> Provided material:
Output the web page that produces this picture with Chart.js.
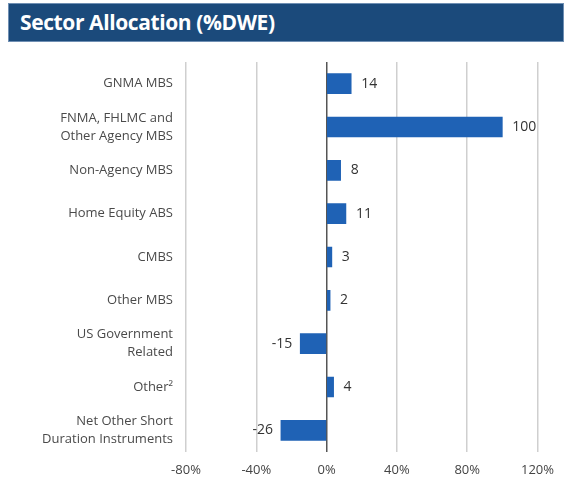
<!DOCTYPE html>
<html>
<head>
<meta charset="utf-8">
<script src="https://cdn.jsdelivr.net/npm/chart.js@4"></script>
<style>
  body { margin: 0; background: #fff; }
  #wrap { position: relative; width: 564px; height: 483px; }
  #title {
    position: absolute; left: 8px; top: 3px; width: 556px; height: 39px;
    background: #1b4a7b; border: 1px solid #6f8fb3; box-sizing: border-box;
    color: #fff; font-family: "Open Sans", sans-serif; font-weight: bold;
    font-size: 21px; line-height: 36px; padding-left: 11px; letter-spacing: -0.4px;
  }
  canvas { position: absolute; left: 0; top: 0; }
</style>
</head>
<body>
<div id="wrap">
  <canvas id="myChart" width="564" height="483"></canvas>
  <div id="title">Sector Allocation (%DWE)</div>
</div>
<script>
var categories = ['GNMA MBS', ['FNMA, FHLMC and', 'Other Agency MBS'], 'Non-Agency MBS', 'Home Equity ABS', 'CMBS', 'Other MBS', ['US Government', 'Related'], 'Other²', ['Net Other Short', 'Duration Instruments']];
var allocation = [14, 100, 8, 11, 3, 2, -15, 4, -26];
var xTicks = [-80, -40, 0, 40, 80, 120];

// value labels next to each bar
var barLabels = {
    id: 'barLabels',
    afterDatasetsDraw: function (chart) {
        var ctx = chart.ctx;
        var meta = chart.getDatasetMeta(0);
        ctx.save();
        ctx.font = '14px "Open Sans", sans-serif';
        ctx.fillStyle = '#333';
        ctx.textBaseline = 'middle';
        meta.data.forEach(function (bar, i) {
            var v = allocation[i];
            if (v >= 0) {
                ctx.textAlign = 'left';
                ctx.fillText(String(v), bar.x + 10, bar.y);
            } else {
                ctx.textAlign = 'right';
                ctx.fillText(String(v), bar.x - 8, bar.y);
            }
        });
        ctx.restore();
    }
};

var ctx = document.getElementById('myChart').getContext('2d');
var myChart = new Chart(ctx, {
    type: 'bar',
    data: {
        labels: categories,
        datasets: [{
            data: allocation,
            backgroundColor: '#1f62b5',
            barThickness: 20
        }]
    },
    options: {
        responsive: false,
        animation: false,
        indexAxis: 'y',
        layout: { padding: { top: 62, right: 26, left: 0, bottom: 0 } },
        plugins: {
            legend: { display: false },
            tooltip: { enabled: false }
        },
        scales: {
            x: {
                min: -80,
                max: 120,
                afterBuildTicks: function (scale) {
                    scale.ticks = xTicks.map(function (v) { return { value: v }; });
                },
                afterFit: function (scale) { scale.height = 31; },
                border: { display: false },
                grid: {
                    drawTicks: false,
                    lineWidth: 1.5,
                    color: function (c) { return c.tick && c.tick.value === 0 ? '#555' : '#cfcfcf'; }
                },
                ticks: {
                    padding: 10,
                    color: '#444',
                    font: { family: 'Open Sans', size: 13 },
                    callback: function (v) { return v + '%'; }
                }
            },
            y: {
                afterFit: function (scale) { scale.width = 186; },
                border: { display: false },
                grid: { display: false, drawTicks: false },
                ticks: {
                    padding: 13,
                    color: '#4a4a4a',
                    font: { family: 'Open Sans', size: 13, lineHeight: 1.4 }
                }
            }
        }
    },
    plugins: [barLabels]
});
</script>
</body>
</html>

> What is expected: Omitting all images, print the listing exactly.

> Reply:
Output the web page that produces this picture with Chart.js.
<!DOCTYPE html>
<html>
<head>
<meta charset="utf-8">
<script src="https://cdn.jsdelivr.net/npm/chart.js@4"></script>
<style>
  body { margin: 0; background: #fff; }
  #wrap { position: relative; width: 564px; height: 483px; }
  #title {
    position: absolute; left: 8px; top: 3px; width: 556px; height: 39px;
    background: #1b4a7b; border: 1px solid #6f8fb3; box-sizing: border-box;
    color: #fff; font-family: "Open Sans", sans-serif; font-weight: bold;
    font-size: 21px; line-height: 36px; padding-left: 11px; letter-spacing: -0.4px;
  }
  canvas { position: absolute; left: 0; top: 0; }
</style>
</head>
<body>
<div id="wrap">
  <canvas id="myChart" width="564" height="483"></canvas>
  <div id="title">Sector Allocation (%DWE)</div>
</div>
<script>
var categories = ['GNMA MBS', ['FNMA, FHLMC and', 'Other Agency MBS'], 'Non-Agency MBS', 'Home Equity ABS', 'CMBS', 'Other MBS', ['US Government', 'Related'], 'Other²', ['Net Other Short', 'Duration Instruments']];
var allocation = [14, 100, 8, 11, 3, 2, -15, 4, -26];
var xTicks = [-80, -40, 0, 40, 80, 120];

// value labels next to each bar
var barLabels = {
    id: 'barLabels',
    afterDatasetsDraw: function (chart) {
        var ctx = chart.ctx;
        var meta = chart.getDatasetMeta(0);
        ctx.save();
        ctx.font = '14px "Open Sans", sans-serif';
        ctx.fillStyle = '#333';
        ctx.textBaseline = 'middle';
        meta.data.forEach(function (bar, i) {
            var v = allocation[i];
            if (v >= 0) {
                ctx.textAlign = 'left';
                ctx.fillText(String(v), bar.x + 10, bar.y);
            } else {
                ctx.textAlign = 'right';
                ctx.fillText(String(v), bar.x - 8, bar.y);
            }
        });
        ctx.restore();
    }
};

var ctx = document.getElementById('myChart').getContext('2d');
var myChart = new Chart(ctx, {
    type: 'bar',
    data: {
        labels: categories,
        datasets: [{
            data: allocation,
            backgroundColor: '#1f62b5',
            barThickness: 20
        }]
    },
    options: {
        responsive: false,
        animation: false,
        indexAxis: 'y',
        layout: { padding: { top: 62, right: 26, left: 0, bottom: 0 } },
        plugins: {
            legend: { display: false },
            tooltip: { enabled: false }
        },
        scales: {
            x: {
                min: -80,
                max: 120,
                afterBuildTicks: function (scale) {
                    scale.ticks = xTicks.map(function (v) { return { value: v }; });
                },
                afterFit: function (scale) { scale.height = 31; },
                border: { display: false },
                grid: {
                    drawTicks: false,
                    lineWidth: 1.5,
                    color: function (c) { return c.tick && c.tick.value === 0 ? '#555' : '#cfcfcf'; }
                },
                ticks: {
                    padding: 10,
                    color: '#444',
                    font: { family: 'Open Sans', size: 13 },
                    callback: function (v) { return v + '%'; }
                }
            },
            y: {
                afterFit: function (scale) { scale.width = 186; },
                border: { display: false },
                grid: { display: false, drawTicks: false },
                ticks: {
                    padding: 13,
                    color: '#4a4a4a',
                    font: { family: 'Open Sans', size: 13, lineHeight: 1.4 }
                }
            }
        }
    },
    plugins: [barLabels]
});
</script>
</body>
</html>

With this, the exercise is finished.